With three picks in the top 31 (first, 19th from the Dustin Penner deal and 31st), the Oilers get their second pick before some teams get their first.
As a result, MacGregor and his staff have been cramming for months to make sure they get it right. Jordan Eberle went 22nd overall, remember, so the 19 hole isn't to be taken lightly.
"We'll get a good player at that spot, there's no doubt about it," said MacGregor. "I think the draft is 90 to 100 players deep. That's probably why this draft is a little busier, too, because we have another pick in the first round.
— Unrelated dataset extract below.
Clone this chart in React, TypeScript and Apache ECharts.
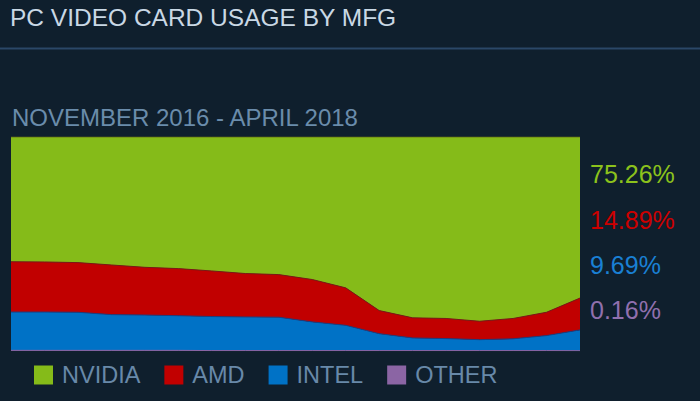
import React, { useEffect, useRef } from 'react';
import * as echarts from 'echarts';
import type { EChartsOption } from 'echarts';

// monthly share of PC video cards, Nov 2016 - Apr 2018 (percent)
const months = [
  '2016-11', '2016-12', '2017-01', '2017-02', '2017-03', '2017-04',
  '2017-05', '2017-06', '2017-07', '2017-08', '2017-09', '2017-10',
  '2017-11', '2017-12', '2018-01', '2018-02', '2018-03', '2018-04',
];
const nvidia = [58.3, 58.4, 58.7, 59.8, 60.9, 61.5, 62.6, 63.8, 64.3, 66.6, 70.5, 81.1, 84.5, 84.8, 86.1, 84.8, 81.9, 75.26];
const amd = [23.5, 23.4, 23.2, 23.2, 22.3, 22.0, 21.3, 20.3, 19.9, 19.8, 17.5, 10.8, 9.4, 9.4, 8.6, 9.5, 10.9, 14.89];
const intel = [17.9, 17.9, 17.8, 16.7, 16.5, 16.2, 15.9, 15.7, 15.6, 13.4, 11.8, 7.9, 5.9, 5.6, 5.1, 5.5, 7.0, 9.69];
const other = [0.3, 0.3, 0.3, 0.3, 0.3, 0.3, 0.2, 0.2, 0.2, 0.2, 0.2, 0.2, 0.2, 0.2, 0.2, 0.2, 0.2, 0.16];

const BG = '#0f1f2d';
const FONT = '"Liberation Sans", Arial, sans-serif';

const vendors = [
  { name: 'NVIDIA', data: nvidia, color: '#85bb19', edge: '#6f7c14', label: '#8cc21c' },
  { name: 'AMD', data: amd, color: '#c10000', edge: '#7d1616', label: '#cc0000' },
  { name: 'INTEL', data: intel, color: '#0072c6', edge: '#1e3f80', label: '#1a80d4' },
  { name: 'OTHER', data: other, color: '#8b65a4', edge: '#8b65a4', label: '#9070ad' },
];

const labelY = [174, 220, 265, 310];

const App: React.FC = () => {
  const chartRef = useRef<HTMLDivElement>(null);

  useEffect(() => {
    document.body.style.margin = '0';
    document.body.style.background = BG;
    const chart = echarts.init(chartRef.current!, null, { renderer: 'svg' });

    // stack bottom-up: other, intel, amd, nvidia
    const stackOrder = [...vendors].reverse();

    const option: EChartsOption = {
      animation: false,
      backgroundColor: BG,
      grid: { left: 11, top: 137, width: 569, height: 214 },
      xAxis: {
        type: 'category',
        data: months,
        boundaryGap: false,
        show: false,
      },
      yAxis: { type: 'value', min: 0, max: 100, show: false },
      legend: {
        data: vendors.map((v) => v.name),
        left: 29,
        top: 358,
        icon: 'rect',
        itemWidth: 19,
        itemHeight: 19,
        itemGap: 24,
        itemStyle: { borderWidth: 0 },
        textStyle: {
          color: '#6889a9',
          fontSize: 23.5,
          fontFamily: FONT,
          padding: [8, 0, 0, 4],
        },
      },
      graphic: [
        {
          type: 'text',
          left: 10,
          top: 5,
          style: { text: 'PC VIDEO CARD USAGE BY MFG', fill: '#c9d8e5', font: `24.5px ${FONT}` },
        },
        {
          type: 'line',
          shape: { x1: 0, y1: 48.5, x2: 700, y2: 48.5 },
          style: { stroke: '#2a4767', lineWidth: 2 },
        },
        {
          type: 'text',
          left: 12,
          top: 105,
          style: { text: 'NOVEMBER 2016 - APRIL 2018', fill: '#6a8cab', font: `24px ${FONT}` },
        },
        ...vendors.map((v, i) => ({
          type: 'text' as const,
          x: 590,
          y: labelY[i],
          style: {
            text: v.data[v.data.length - 1].toFixed(2) + '%',
            fill: v.label,
            font: `25px ${FONT}`,
            verticalAlign: 'middle' as const,
          },
        })),
      ],
      series: stackOrder.map((v) => ({
        name: v.name,
        type: 'line' as const,
        stack: 'share',
        data: v.data,
        symbol: 'none',
        showSymbol: false,
        itemStyle: { color: v.color },
        lineStyle: { width: 1, color: v.edge },
        areaStyle: { color: v.color, opacity: 1 },
      })),
    };

    chart.setOption(option);
    return () => chart.dispose();
  }, []);

  return <div ref={chartRef} style={{ width: 700, height: 401 }} />;
};

export default App;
We have to be more prepared, there are more players to follow."
While drafting first overall gives you pick of the litter and control of your own destiny, it also comes with massive pressure and expectations.
"These aren't the mid '80s to late '90s, where Edmonton can blow 16 of 18 first-round picks and shrug the whole process off as crapshoot.
They can't make a mistake at No. 1.
This is supposed to be the foundation that makes Edmonton the next Pittsburgh or Chicago.
"Having two first overalls back-to-back is unique, but the teams you described picked in the top five of the draft four or five or even six times.
"That was a big advantage as well," said MacGregor. "From our end, we do expect to find the players who will help us position ourselves to be one of the better teams in the league.
"If we hit it out of the park like we did last year I'll be very, very happy.
"I feel we had a very strong draft last year and if we can do something along those same lines again, we'll be extremely happy."